Step 4 — Technical audit (if you move forward)

    Grant read-only access to analytics (GA4/UA), ad platforms, and server logs for the relevant dates. Verify event deduplication rules. Run a sample reconciliation: total conversions in vendor CSV vs your analytics and server logs. Accept discrepancies ≤5% (depending on channel); anything larger needs an explanation.

Step 5 — Contractual guardrails

    Define success metrics, test windows, and minimum sample sizes in the SOW. Include a clause that final payment is contingent on passing an independent reconciliation and meeting pre-defined effect sizes or replication tests.

Step 6 — Ongoing verification

    Ask for daily/weekly CSV exports for the first 90 days of any engagement. Automate the import into a spreadsheet and run a verification script to flag anomalies. Keep the citation source tracker updated and require screenshot exports at agreed intervals.

Citation Source Tracker — Plug-and-play table

Claim Source Type Source URL / File Screenshot Filename / Timestamp Verifier Notes +28% conversion rate (Campaign A) CSV export (daily) /evidence/campaignA_daily.csv campaignA_2025-10-01_09-15.png Verified counts matched analytics within 3% across 90 days

Use the table above to force traceability. If a claim cannot point to a line in a CSV or a stored screenshot with a timestamp, treat it https://milolrbu501.raidersfanteamshop.com/faii-for-local-businesses-mastering-local-seo-and-ai-visibility-management as unsupported.
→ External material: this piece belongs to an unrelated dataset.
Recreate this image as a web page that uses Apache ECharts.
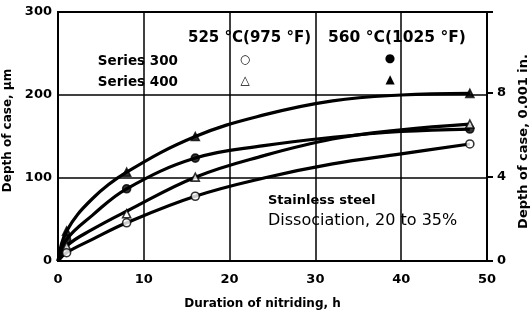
<!DOCTYPE html>
<html>
<head>
<meta charset="utf-8">
<title>Depth of case vs duration of nitriding</title>
<script src="https://cdn.jsdelivr.net/npm/echarts@6/dist/echarts.min.js"></script>
<style>
    html, body { margin: 0; padding: 0; background: #fff; }
    #main { width: 531px; height: 320px; }
</style>
</head>
<body>
<div id="main"></div>
<script>
'use strict';

// 曲线上的时间点 (h)
var hours = [0, 1, 4, 8, 16, 24, 32, 40, 48];
// 四条曲线 (µm)
var curveA = [0, 36, 75, 107, 150, 176, 193, 200, 202];
var curveB = [0, 26, 55, 87, 124, 139, 149, 156, 159];
var curveC = [0, 18, 38, 60, 101, 127, 147, 158, 165];
var curveD = [0, 10, 26, 46, 78, 100, 117, 129, 141];

// 实验点
var markHours = [1, 8, 16, 48];
var markA = [36, 107, 150, 202];
var markB = [26, 87, 124, 159];
var markC = [18, 57, 101, 165];
var markD = [10, 46, 78, 141];

// 刻度
var xTicks = [0, 10, 20, 30, 40, 50];
var yTicks = [0, 100, 200, 300];
var inchTicks = [0, 4, 8];

var FONT = '"DejaVu Sans", sans-serif';

$main();

function $main() {
    var chart = echarts.init(document.getElementById('main'));
    chart.setOption(buildOption());
}

function pairs(xs, ys) {
    var out = [];
    for (var i = 0; i < xs.length; i++) {
        out.push([xs[i], ys[i]]);
    }
    return out;
}

function lineSeries(ys) {
    return {
        type: 'line',
        data: pairs(hours, ys),
        smooth: 0.4,
        showSymbol: false,
        lineStyle: { color: '#000', width: 3.2 },
        z: 3
    };
}

function markSeries(ys, symbol, filled) {
    return {
        type: 'scatter',
        data: pairs(markHours, ys),
        symbol: symbol,
        symbolSize: 8,
        itemStyle: {
            color: filled ? '#000' : '#fff',
            borderColor: '#000',
            borderWidth: 1.6
        },
        z: 4
    };
}

function buildOption() {
    var labelStyle = { color: '#000', fontFamily: FONT, fontWeight: 'bold', fontSize: 13 };
    var nameStyle = { color: '#000', fontFamily: FONT, fontWeight: 'bold', fontSize: 12 };
    return {
        animation: false,
        backgroundColor: '#fff',
        grid: {
            left: 58, right: 44, top: 12, bottom: 59,
            outerBoundsMode: 'none',
            containLabel: false,
            show: true, borderColor: '#000', borderWidth: 2
        },
        xAxis: {
            type: 'value',
            min: xTicks[0],
            max: xTicks[xTicks.length - 1],
            interval: 10,
            name: 'Duration of nitriding, h',
            nameLocation: 'middle',
            nameGap: 37,
            nameTextStyle: Object.assign({ padding: [0, 20, 0, 0] }, nameStyle),
            axisLine: { lineStyle: { color: '#000', width: 2 } },
            axisTick: { show: false },
            axisLabel: Object.assign({ margin: 12 }, labelStyle),
            splitLine: { lineStyle: { color: '#000', width: 1.5 } }
        },
        yAxis: [{
            type: 'value',
            min: yTicks[0],
            max: yTicks[yTicks.length - 1],
            interval: 100,
            name: 'Depth of case, µm',
            nameLocation: 'middle',
            nameRotate: 90,
            nameGap: 36,
            nameTextStyle: Object.assign({ padding: [0, 0, 0, 12] }, nameStyle),
            axisLine: { lineStyle: { color: '#000', width: 2 } },
            axisTick: { show: false },
            axisLabel: Object.assign({ margin: 6 }, labelStyle),
            splitLine: { lineStyle: { color: '#000', width: 1.5 } }
        }, {
            type: 'value',
            position: 'right',
            min: inchTicks[0],
            max: yTicks[yTicks.length - 1] / 25.4,
            interval: 4,
            name: 'Depth of case, 0.001 in.',
            nameLocation: 'middle',
            nameRotate: 90,
            nameGap: 29,
            nameTextStyle: Object.assign({ padding: [0, 10, 0, 0] }, nameStyle, { fontSize: 13 }),
            axisLine: { lineStyle: { color: '#000', width: 2 } },
            axisTick: { show: true, length: 6, lineStyle: { color: '#000', width: 2 } },
            axisLabel: Object.assign({
                margin: 10,
                formatter: function(v) {
                    return inchTicks.indexOf(Math.round(v * 1000) / 1000) >= 0 ? String(v) : '';
                }
            }, labelStyle),
            splitLine: { show: false }
        }],
        graphic: buildTexts(),
        series: [
            lineSeries(curveA),
            lineSeries(curveB),
            lineSeries(curveC),
            lineSeries(curveD),
            markSeries(markA, 'triangle', true),
            markSeries(markB, 'circle', true),
            markSeries(markC, 'triangle', false),
            markSeries(markD, 'circle', false)
        ]
    };
}

// 图内说明文字
function buildTexts() {
    function txt(x, y, s, font, align) {
        return {
            type: 'text', x: x, y: y, z: 10,
            style: {
                text: s,
                fill: '#000',
                font: font + ' ' + FONT,
                align: align || 'left',
                verticalAlign: 'middle'
            }
        };
    }
    return [
        txt(188, 38, '525 °C(975 °F)', 'bold 15px'),
        txt(328, 38, '560 °C(1025 °F)', 'bold 15.5px'),
        txt(178, 61, 'Series 300', 'bold 13.5px', 'right'),
        txt(178, 82, 'Series 400', 'bold 13.5px', 'right'),
        txt(245, 60, '○', 'bold 12px', 'center'),
        txt(245, 81, '△', 'bold 12px', 'center'),
        txt(390, 59, '●', 'bold 12px', 'center'),
        txt(390, 80, '▲', 'bold 12px', 'center'),
        txt(268, 201, 'Stainless steel', 'bold 13px'),
        txt(268, 221, 'Dissociation, 20 to 35%', '16px')
    ];
}
</script>
</body>
</html>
6) Expected outcomes — what validated proof looks like

When you implement the framework, here’s what you should expect to see and why those outcomes matter.

image

image

Outcome Typical magnitude Why this matters (cause → effect) Reduction in vendor-claimed lifts that fail verification 30–60% of claims audited are partially or wholly unsupported Cause: prior claims relied on selective windows. Effect: you avoid spending on unreliable strategies and reduce wasted pilots. Improved contract terms (paid on verified metrics) Shift to 10–30% holdback until metrics verified Cause: contractual guardrails align incentives. Effect: vendors invest in clean setups and maintainable tracking. Higher percentage of repeatable wins Verified projects replicate at least 70% of reported effect Cause: better selection and audit. Effect: your portfolio of vendors yields more predictable ROI.

How to interpret numbers — a quick primer

Don't judge a vendor by percentage lift alone. Translate percentage lifts into absolute outcomes your budget team cares about. Use these formulas:

    Absolute increase in conversions = baseline_conversions × (lift %). New CPA = (baseline_spend + additional_spend) / (baseline_conversions + absolute_increase_in_conversions). Payback period = incremental_cost / incremental_monthly_profit (where profit = incremental_conversions × average_order_margin).

Example: baseline 1,000 conversions/month, average order margin $50, vendor claims +20% conversions. Absolute increase = 200 conversions. If implementation costs $10,000 and margin is $50, payback = 10,000 / (200×50) = 1 month.

Interactive self-assessments

Quick quiz: Is this vendor claim trustworthy? (Score 0–5)

Does the vendor provide raw daily-level data for the case study? (Yes = 1, No = 0) Is the sample size (N) explicitly listed? (Yes = 1, No = 0) Are attribution rules and lookback windows documented? (Yes = 1, No = 0) Is there a screenshot archive with timestamps and the exact query? (Yes = 1, No = 0) Does your analytics reconcile with the vendor’s numbers within an acceptable tolerance? (Yes = 1, No = 0)

Scoring guide:

    0–1: Reject. The evidence is insufficient. 2–3: Conditional. Require further proof, access, or a short pilot with verification clauses. 4–5: Proceed with pilot or small contract with verification milestones.

Self-assessment checklist (copyable)

    Case study includes pre/post or A/B with dates and CSV — checkbox Attribution model explicitly documented — checkbox Read-only access to analytics or exported raw events provided — checkbox Reconciliation run and variance ≤5–10% — checkbox Statistical significance or confidence intervals provided — checkbox

Expert tips & advanced checks

    Always ask for raw click IDs, session IDs, or hashed user IDs — these let you match events across systems and avoid double-counting. Request daily churned cohort tables — if uplift disappears after 7 days, it’s a retention issue, not acquisition success. Insist on pre-registration of the test plan when possible (dates, metrics, success criteria). This prevents post-hoc window fishing. Know your minimum detectable effect (MDE) before a test. If the vendor's claimed lift is smaller than your MDE given expected traffic, it’s indistinguishable from noise.

Final checklist before you sign

Do you have raw data exports (CSV) and access to dashboards for the representative case study? — Yes / No Can the vendor explain attribution and deduplication with examples? — Yes / No Are success metrics, sample sizes, and lookback windows in the contract? — Yes / No Is payment or bonus tied to verified outcomes? — Yes / No Do you have a citation source tracker populated for all claims? — Yes / No

If you answered “No” to any critical items above, pause. Ask for the missing evidence. The power of this approach is not to be punitive — it’s to create reproducible, auditable results so budgets go to work where they actually move the needle.

Closing (what you can do next)

Start with the citation source tracker and RFP clause. Use the quick quiz as a gate for any vendor meeting. Require a 90-day pilot with daily CSV export and a 10–30% holdback until reconciliation. Over time, these small process changes will shift vendor behavior toward transparency and measurable outcomes.

Proof is not a negotiation tactic — it’s a procurement standard. Require it, verify it, and pay on it. Your budget will thank you.